Study Tour diadakan pada awal semester dua kelas sepuluh. Kali ini angkatan saya pergi ke Pangandaran. Disana kita diharuskan membuat laporan-laporan per mata pelajaran. Setiap kelas dibagi menjadi dua kelompok, pembagian tugas diserahkan kepada ketua kelompok. Disana saya dan teman-teman seangkatan pergi ke Green Canyon dan Cagar Alam.
Lalu untuk jadi pengurus OSIS harus melewati serangkaian tahap-tahap seperti LAPINSI, dan TPO. Program wajib sekolah yang terakhir adalah BINTAMA, Bina Mental Kepemimpinan Siswa, kami akan dilatih di kamp Komando Pasukan Khusus di Batujajar dan Situlembang, pada awalnya saya sangat tidak betah disana, apalagi saat itu kaki saya sedang cedera dalam, dan tidak bisa mengikuti separuh kegiatan, apalagi yang membutuhkan gerakan kaki yang ekstrim. Tapi saya mencoba untuk tetap mengikuti semua kegiatan sebisa saya, terutama ketika caraka malam. Yang saya tidak kuat di Situlembang adalah suhunya, dinginnya menusuk sampai ke tulang punggung. Sampai hari ketiga saya sama sekali tidak betah dan rasanya ingin pulang saja, tapi hari terakhir saya ada di kamp KOPASSUS saya malah sudah terlanjur betah dan sayang dengan pelatih-pelatih yang sangat baik pada angkatan kami.
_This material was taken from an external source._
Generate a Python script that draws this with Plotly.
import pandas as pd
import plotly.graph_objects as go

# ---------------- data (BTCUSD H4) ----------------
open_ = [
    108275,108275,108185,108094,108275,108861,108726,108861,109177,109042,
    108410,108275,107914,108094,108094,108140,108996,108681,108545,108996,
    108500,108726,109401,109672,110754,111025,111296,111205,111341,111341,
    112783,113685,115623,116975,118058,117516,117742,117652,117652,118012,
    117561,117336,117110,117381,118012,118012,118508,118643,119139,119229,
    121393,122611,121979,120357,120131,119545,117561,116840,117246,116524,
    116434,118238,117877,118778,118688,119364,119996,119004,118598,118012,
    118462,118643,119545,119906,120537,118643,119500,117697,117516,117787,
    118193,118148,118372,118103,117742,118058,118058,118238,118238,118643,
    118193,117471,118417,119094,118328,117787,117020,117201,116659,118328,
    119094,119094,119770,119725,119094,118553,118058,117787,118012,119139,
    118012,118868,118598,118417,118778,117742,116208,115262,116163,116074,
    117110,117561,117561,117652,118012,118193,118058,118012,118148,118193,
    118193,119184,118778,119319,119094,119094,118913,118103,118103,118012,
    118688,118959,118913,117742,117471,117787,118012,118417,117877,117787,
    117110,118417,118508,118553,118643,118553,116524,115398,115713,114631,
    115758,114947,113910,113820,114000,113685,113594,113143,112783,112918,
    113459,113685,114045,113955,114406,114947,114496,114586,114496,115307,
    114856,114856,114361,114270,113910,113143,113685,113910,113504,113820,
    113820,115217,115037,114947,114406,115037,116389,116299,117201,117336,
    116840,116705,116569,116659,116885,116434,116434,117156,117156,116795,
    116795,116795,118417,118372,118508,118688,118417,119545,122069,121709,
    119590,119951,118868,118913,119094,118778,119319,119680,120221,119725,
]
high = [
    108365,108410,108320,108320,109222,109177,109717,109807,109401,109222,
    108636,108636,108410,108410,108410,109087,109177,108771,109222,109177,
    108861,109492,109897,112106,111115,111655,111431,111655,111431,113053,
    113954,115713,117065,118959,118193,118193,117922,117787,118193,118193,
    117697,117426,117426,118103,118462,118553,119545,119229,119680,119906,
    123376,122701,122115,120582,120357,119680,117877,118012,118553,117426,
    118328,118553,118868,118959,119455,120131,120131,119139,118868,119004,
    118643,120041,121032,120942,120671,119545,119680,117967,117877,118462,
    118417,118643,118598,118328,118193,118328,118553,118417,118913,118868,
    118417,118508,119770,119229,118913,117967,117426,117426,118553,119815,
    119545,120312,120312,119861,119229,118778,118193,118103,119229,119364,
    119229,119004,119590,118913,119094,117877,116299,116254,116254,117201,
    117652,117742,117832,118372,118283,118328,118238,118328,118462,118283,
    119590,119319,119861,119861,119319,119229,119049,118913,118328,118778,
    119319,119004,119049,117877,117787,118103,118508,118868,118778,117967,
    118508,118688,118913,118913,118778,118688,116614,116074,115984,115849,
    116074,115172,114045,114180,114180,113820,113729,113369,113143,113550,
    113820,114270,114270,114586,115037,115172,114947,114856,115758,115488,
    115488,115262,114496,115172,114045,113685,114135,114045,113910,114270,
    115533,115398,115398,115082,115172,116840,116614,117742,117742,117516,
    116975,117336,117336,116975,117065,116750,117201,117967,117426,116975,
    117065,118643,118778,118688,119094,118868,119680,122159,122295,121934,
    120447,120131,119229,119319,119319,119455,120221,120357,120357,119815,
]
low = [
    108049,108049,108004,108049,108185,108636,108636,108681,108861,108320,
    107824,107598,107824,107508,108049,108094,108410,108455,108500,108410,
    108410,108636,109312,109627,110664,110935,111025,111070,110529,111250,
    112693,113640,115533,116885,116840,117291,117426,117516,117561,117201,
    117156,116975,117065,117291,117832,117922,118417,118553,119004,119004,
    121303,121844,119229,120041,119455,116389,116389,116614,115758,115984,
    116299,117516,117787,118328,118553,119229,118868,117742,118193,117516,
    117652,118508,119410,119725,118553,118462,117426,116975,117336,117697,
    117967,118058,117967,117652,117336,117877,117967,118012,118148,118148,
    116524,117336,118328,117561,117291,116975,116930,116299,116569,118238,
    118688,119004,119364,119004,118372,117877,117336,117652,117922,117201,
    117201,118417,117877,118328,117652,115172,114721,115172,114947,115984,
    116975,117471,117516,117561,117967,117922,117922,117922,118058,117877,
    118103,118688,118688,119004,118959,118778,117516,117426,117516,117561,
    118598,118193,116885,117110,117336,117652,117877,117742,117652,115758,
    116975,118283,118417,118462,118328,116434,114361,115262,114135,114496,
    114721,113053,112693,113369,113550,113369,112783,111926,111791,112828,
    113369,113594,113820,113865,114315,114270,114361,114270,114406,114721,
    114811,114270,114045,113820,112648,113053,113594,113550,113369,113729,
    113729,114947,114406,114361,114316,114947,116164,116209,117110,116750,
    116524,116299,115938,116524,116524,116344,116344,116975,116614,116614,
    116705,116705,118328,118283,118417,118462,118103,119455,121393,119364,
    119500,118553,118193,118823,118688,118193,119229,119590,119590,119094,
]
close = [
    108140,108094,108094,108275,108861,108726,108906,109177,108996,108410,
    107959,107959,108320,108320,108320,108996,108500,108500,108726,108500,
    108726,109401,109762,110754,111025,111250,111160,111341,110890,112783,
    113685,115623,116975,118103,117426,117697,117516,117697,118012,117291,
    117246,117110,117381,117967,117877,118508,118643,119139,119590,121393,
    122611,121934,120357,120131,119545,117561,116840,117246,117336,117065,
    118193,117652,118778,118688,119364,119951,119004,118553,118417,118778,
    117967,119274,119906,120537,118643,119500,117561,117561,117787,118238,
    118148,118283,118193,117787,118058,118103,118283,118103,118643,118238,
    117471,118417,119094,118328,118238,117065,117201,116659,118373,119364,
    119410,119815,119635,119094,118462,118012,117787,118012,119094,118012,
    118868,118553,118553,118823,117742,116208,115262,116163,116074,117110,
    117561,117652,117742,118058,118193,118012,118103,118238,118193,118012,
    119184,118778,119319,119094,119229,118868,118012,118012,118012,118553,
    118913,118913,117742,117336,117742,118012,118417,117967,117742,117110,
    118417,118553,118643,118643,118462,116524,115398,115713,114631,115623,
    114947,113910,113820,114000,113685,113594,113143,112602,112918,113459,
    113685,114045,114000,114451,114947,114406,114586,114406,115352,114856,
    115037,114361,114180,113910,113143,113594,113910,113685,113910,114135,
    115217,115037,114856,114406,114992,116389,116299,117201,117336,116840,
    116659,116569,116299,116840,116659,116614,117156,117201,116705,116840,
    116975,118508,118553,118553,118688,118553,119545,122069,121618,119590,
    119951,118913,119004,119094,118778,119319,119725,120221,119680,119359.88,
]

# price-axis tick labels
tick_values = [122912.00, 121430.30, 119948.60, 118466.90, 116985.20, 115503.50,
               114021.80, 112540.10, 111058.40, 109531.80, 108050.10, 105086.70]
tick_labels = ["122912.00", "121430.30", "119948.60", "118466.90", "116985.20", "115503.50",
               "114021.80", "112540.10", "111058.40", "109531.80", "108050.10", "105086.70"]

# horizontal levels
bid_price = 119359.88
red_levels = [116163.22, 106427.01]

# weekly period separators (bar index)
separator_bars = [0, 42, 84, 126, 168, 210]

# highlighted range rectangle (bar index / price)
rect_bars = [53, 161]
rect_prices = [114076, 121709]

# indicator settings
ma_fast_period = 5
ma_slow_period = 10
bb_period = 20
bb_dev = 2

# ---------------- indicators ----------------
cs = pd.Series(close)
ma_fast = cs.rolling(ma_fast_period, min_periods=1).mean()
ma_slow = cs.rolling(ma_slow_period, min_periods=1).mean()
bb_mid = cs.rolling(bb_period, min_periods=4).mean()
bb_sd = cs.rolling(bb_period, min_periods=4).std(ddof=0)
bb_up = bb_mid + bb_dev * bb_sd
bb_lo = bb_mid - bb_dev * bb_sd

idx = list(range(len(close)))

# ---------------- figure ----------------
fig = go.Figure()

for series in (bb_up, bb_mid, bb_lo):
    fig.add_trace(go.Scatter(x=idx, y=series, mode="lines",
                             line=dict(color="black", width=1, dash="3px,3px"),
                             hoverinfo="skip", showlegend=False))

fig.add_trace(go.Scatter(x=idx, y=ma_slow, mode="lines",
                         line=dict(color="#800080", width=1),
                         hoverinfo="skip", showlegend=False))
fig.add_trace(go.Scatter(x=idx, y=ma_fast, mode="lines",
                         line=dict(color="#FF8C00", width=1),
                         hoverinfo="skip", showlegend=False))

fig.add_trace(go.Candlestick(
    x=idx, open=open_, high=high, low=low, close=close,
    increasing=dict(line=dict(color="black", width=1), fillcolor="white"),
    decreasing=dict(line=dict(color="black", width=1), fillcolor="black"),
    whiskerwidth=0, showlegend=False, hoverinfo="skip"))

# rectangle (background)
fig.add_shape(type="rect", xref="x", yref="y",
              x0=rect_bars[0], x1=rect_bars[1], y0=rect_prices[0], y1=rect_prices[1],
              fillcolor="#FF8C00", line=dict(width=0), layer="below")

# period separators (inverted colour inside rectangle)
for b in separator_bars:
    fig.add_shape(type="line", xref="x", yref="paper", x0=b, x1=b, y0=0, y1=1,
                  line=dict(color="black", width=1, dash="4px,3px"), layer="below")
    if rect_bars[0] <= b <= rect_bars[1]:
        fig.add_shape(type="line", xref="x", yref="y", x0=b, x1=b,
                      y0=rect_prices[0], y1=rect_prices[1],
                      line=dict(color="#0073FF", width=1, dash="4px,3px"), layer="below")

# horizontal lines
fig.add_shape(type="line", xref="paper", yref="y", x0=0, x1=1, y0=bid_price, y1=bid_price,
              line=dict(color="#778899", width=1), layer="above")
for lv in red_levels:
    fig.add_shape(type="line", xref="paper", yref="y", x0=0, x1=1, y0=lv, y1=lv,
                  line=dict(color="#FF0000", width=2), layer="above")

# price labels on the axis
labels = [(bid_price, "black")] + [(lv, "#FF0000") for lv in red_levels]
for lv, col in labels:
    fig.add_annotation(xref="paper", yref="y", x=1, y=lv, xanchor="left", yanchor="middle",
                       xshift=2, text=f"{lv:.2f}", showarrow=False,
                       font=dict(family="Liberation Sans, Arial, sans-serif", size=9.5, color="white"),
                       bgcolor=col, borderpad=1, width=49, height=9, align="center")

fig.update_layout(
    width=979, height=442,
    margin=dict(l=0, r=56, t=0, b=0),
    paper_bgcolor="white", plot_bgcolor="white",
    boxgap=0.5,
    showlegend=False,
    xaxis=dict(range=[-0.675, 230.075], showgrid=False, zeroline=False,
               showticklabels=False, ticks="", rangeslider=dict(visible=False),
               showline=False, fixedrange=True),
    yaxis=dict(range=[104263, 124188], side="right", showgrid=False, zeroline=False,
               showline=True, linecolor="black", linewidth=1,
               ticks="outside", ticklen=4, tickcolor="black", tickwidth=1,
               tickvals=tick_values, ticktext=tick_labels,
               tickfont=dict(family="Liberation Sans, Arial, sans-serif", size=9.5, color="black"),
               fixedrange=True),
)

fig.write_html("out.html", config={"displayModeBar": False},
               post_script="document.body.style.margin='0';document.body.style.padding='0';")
Ketika pembagian rapor, saya begitu senang karena akhirnya saya mendapatkan jurusan IPA, dan surat keputusan bahwa saya calon pengurus OSIS tahun 2009/2010. Ketika saya melihat lagi setahun kebelakang, 365 hari terasa sangat cepat. Banyak yang belum saya jabarkan, karena kalau saya ceritakan semuanya bisa dicetak jadi buku. Saya hanya menjabarkan sebagian kebelakang. Banyak hal-hal yang tidak ingin saya ubah setelahnya, termasuk semua teman-teman kelas sepuluh saya. Saya sangat sayang dengan kelas sepuluh saya, semuanya teman-teman terbaik saya, dan saya bisa mendapatkan setahun yang penuh warna dan masa-masa paling bahagia karena ada kelas sepuluh A.